We enjoyed a late breakfast in the hotel before heading out to the Egyptian museum – the restaurant had the most delicious juice we had ever had. Not exaggerating. Pure mango and pure strawberry juice. We also ordered it for room service this morning before heading to the airport.
The concierge promised it was “very safe” to walk to the Egyptian museum. And thankfully, it seem that way. Although, crossing the street in Cairo is risking your life. I’m quite sure they don’t have traffic laws. They definitely don’t have lines on the streets/highways, so it’s just a free-for-all of cars, trucks, horse/donkey drawn carriages, people riding horses/donkeys, men pulling rickshaws, and people just casually walking in the middle of the road. And I thought the traffic/driving in China was bad. I figured crossing the 4/6 lane highway was safer than taking the tunnel under the road. I was a little concerned since the revolution did take place right in front of the museum. There were bombed out buildings all around.
The museum was very interesting. We hired a tour guide inside the museum. He was funny, he only had an hour before his scheduled tour so we were literally running around the museum trying to see everything in an hour. It was actually our kind of tour. We spent some time after the tour continuing to explore. Of course, we had to stop and see the mummified animals. We couldn’t even bring our camera into the museum so no pictures.

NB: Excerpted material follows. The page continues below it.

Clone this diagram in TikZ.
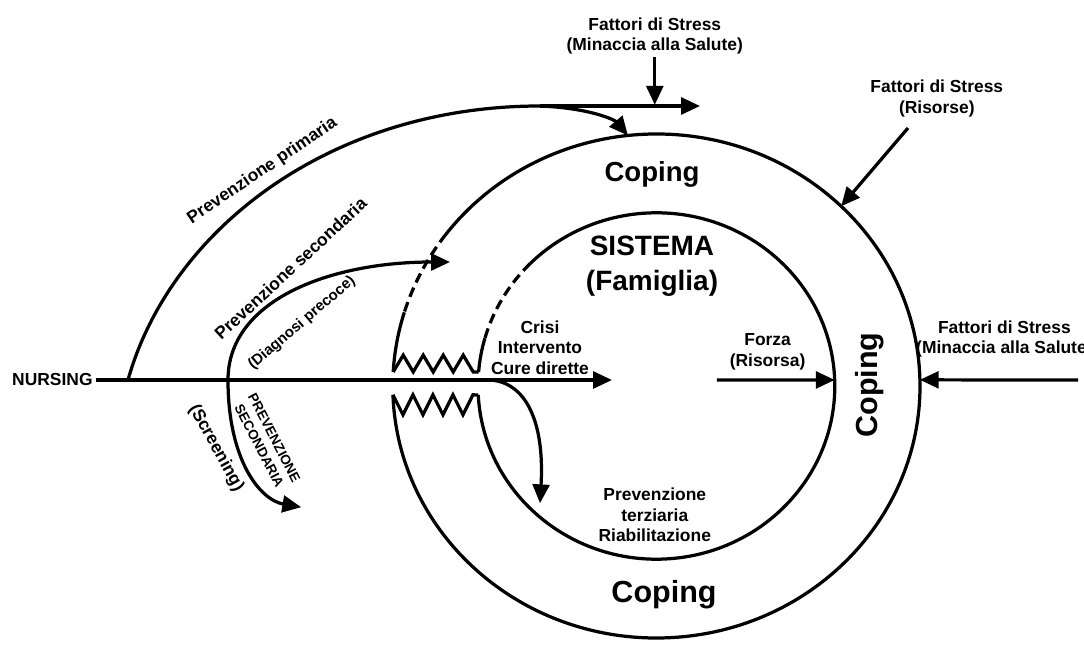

Also worth noting is the security at the museum. They have armed guards at the gate to get into the museum. We walked up and they asked us for our passports. Ours were in the safe at the hotel. They guard said “where are you from?” “US. We’re American.” “Oh, ok. You can go in.” They also have metal detectors everywhere but they don’t do anything when people walk through them and they beep. I don’t quite get the point.
We stopped at the Intercontinental on the way back to the hotel for a nice little Thai lunch. Good food. Beautiful hotel.
Back at the hotel we arranged a car to take us to the market. I was a little anxious but again the concierge reassured us it was very safe. And it was. He did tell us not to where anything of value though because you would immediately get charged more. We didn’t bring the camera for that reason. The market was HUGE! We were only there for 1.5 hours but could have been there for hours. We didn’t even make it to the fabric/haberdashery which is probably a good thing since we only brought two carry-ons and I’m running out of room in the flat for sewing stuff. We had a great time there. Everyone was super friendly and not TOO pushy. Of course, they want you to buy their stuff but I didn’t feel unsafe at any point. They were much less grabby than the stall owners in China. I also learned my lesson the previous day and dressed more conservatively on Saturday. Apparently t-shirt and shorts when it’s 85 is not appropriate. Not that anyone actually said that to me but strangers were taking photos of me all day on Friday. They probably don’t see many people as white as me, I could seriously use a tan.
All the guys at the market were telling Pete what a lucky guy he was. HAha. Of course, they are strictly sucking up hoping the compliment will get you to stop in their stall. My favorite line was “Tell me how I can take your money”. Tourism is drastically down since the revolution and everyone was desperate to make sales. As I said, it was a lot of fun.
Pete took a really quick swim when we got back to the hotel. And we stayed in the hotel for dinner and had a relatively early night since we had to leave for the airport at 5:30am. The hotel was gorgeous and the services was unbeatable so we were both happy to stay “in” for dinner.